Dangote’s interest in East Africa comes shortly after the launch of his giant refinery in Lagos, Nigeria, a project that has already started changing fuel trade flows in West Africa.

The refinery, built after years of delays and huge financial investment, was designed not only to process crude oil but also to support petrochemicals and fertiliser production. 

East Africa offers a strong commercial case for such an investment. Fuel demand across countries like Kenya, Tanzania and Uganda has continued to grow steadily as urbanisation accelerates and transport systems expand. But refining capacity within the region remains extremely limited.

Most petroleum products consumed in East Africa are imported through coastal terminals before being distributed inland through pipelines and road transport systems. Global disruptions linked to geopolitical tensions, particularly around major oil shipping routes, have repeatedly affected fuel availability and pricing in African markets. Several governments have also struggled with rising import bills and mounting pressure on foreign exchange reserves. These challenges have revived interest in domestic refining projects that were once considered too expensive or too ambitious. 

Meanwhile, Dangote will not be entering an empty market. Across East Africa, governments are already pursuing their own energy infrastructure plans, each shaped by national priorities and regional politics.

Uganda, for example, continues to push ahead with its long-discussed Hoima refinery project. The planned facility, linked to crude production from the Lake Albert basin, is expected to process around 60,000 barrels of oil daily. Although much smaller than Dangote’s proposed Tanzanian refinery, Hoima remains strategically important because Uganda sees it as part of a broader plan to reduce fuel imports and expand domestic industrial activity. 

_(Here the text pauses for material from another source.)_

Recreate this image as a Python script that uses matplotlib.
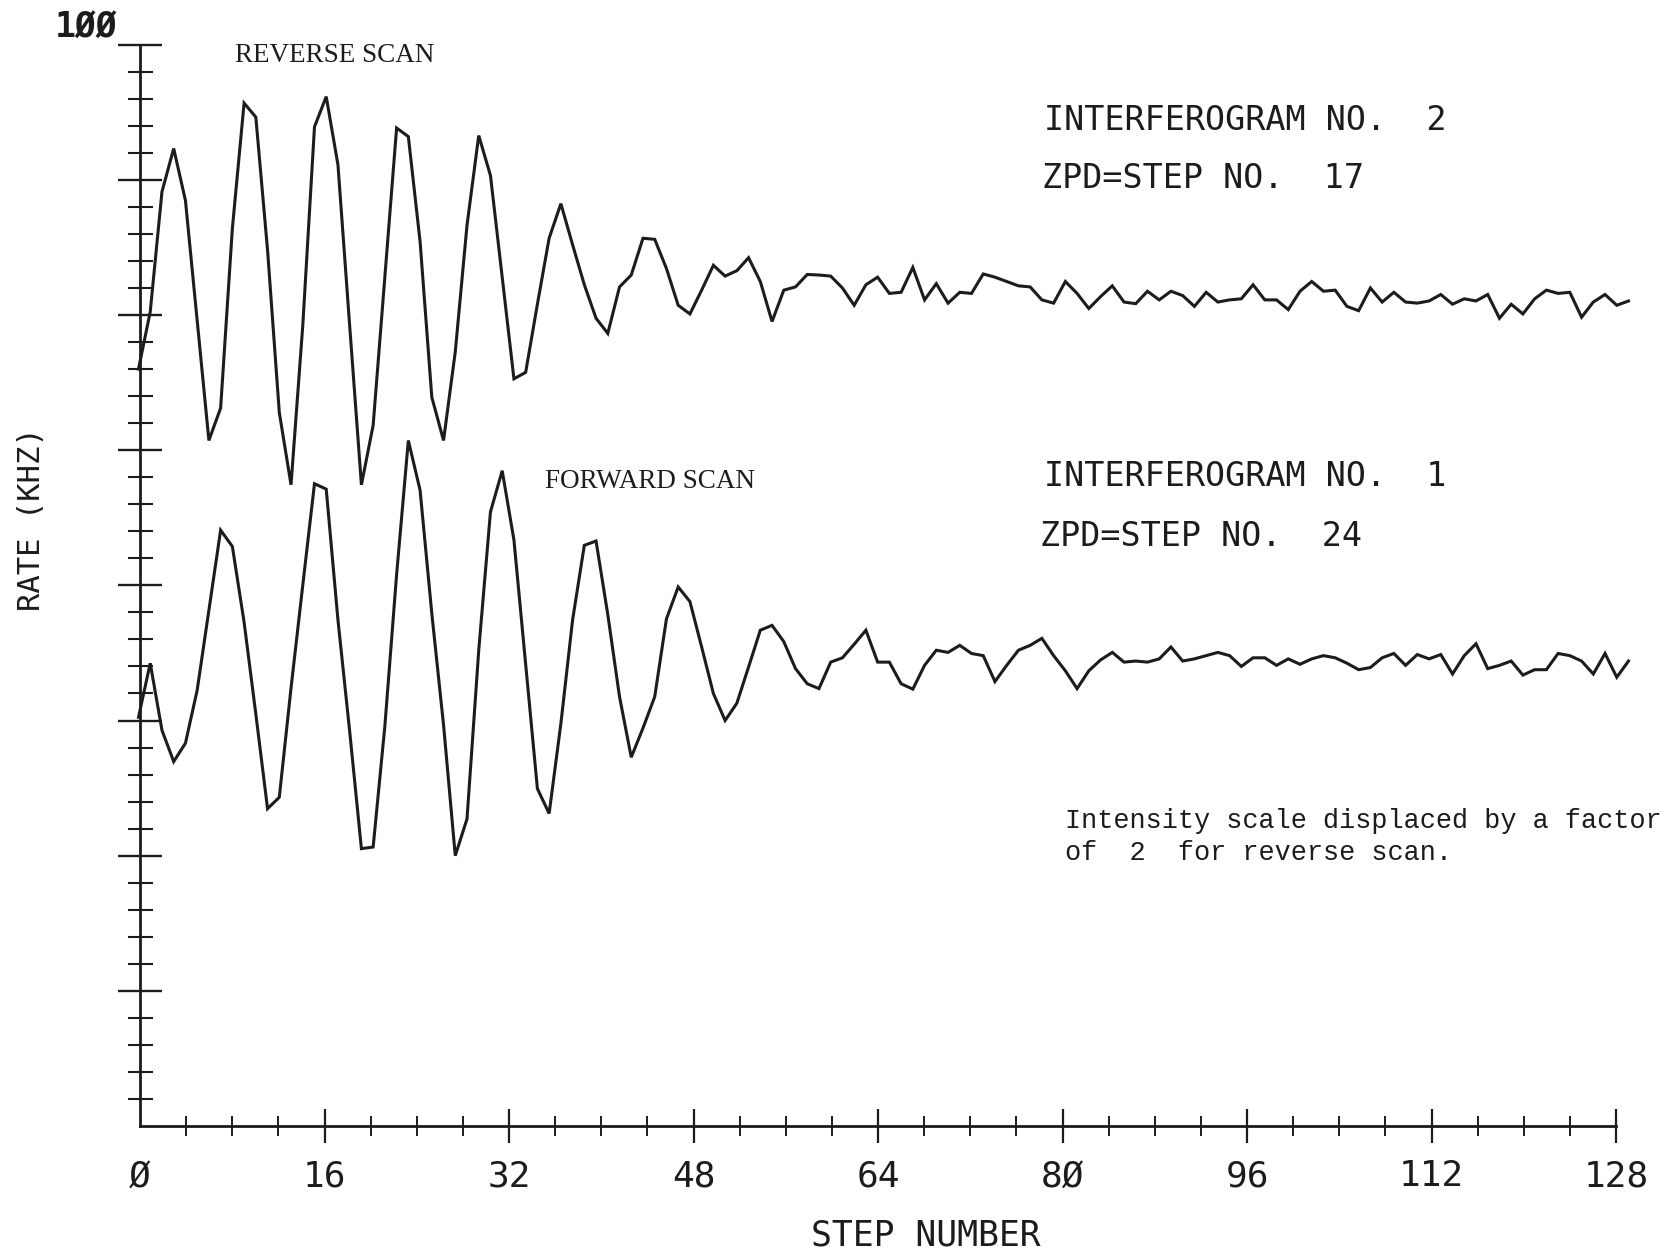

The project has also taken on a regional dimension. Kenya has expressed interest in participating through investment arrangements tied to pipeline infrastructure cooperation between both countries. For many policymakers, the refinery represents more than an energy project. It is also viewed as a symbol of resource control and economic independence.

Ethiopia is pursuing a different route as authorities there are backing plans for a large refinery project in the Somali Region near the Hilala oilfields. The development is expected to strengthen domestic fuel supply while supporting wider industrial expansion. Unlike Dangote’s regional export-focused model, however, Ethiopia’s strategy appears largely inward-looking.

Tanzania itself is also exploring alternative energy pathways outside conventional crude refining. The country has shown growing interest in Gas-to-Liquids technology, which converts natural gas into usable fuels such as diesel and jet fuel. With substantial gas reserves already discovered offshore, Tanzanian authorities see the technology as a possible long-term complement to traditional refining systems.

But experts say such projects serve a different purpose and are unlikely to replace large-scale refineries entirely. Meanwhile, Kenya continues to occupy a critical position within East Africa’s fuel economy despite no longer operating an active refinery.

The Port of Mombasa remains the region’s primary fuel import gateway, supplying petroleum products to several neighbouring countries. Existing pipeline networks and transport infrastructure have made Kenya central to regional fuel distribution for decades.

What is emerging across East Africa is not necessarily a direct battle between competing refineries, but a wider contest over who shapes the region’s future energy system. Private investors like Dangote offer scale, speed and financial muscle. Governments, on the other hand, often prefer projects that preserve national control over strategic assets. This tension is likely to define the next phase of East Africa’s energy transition. EFA.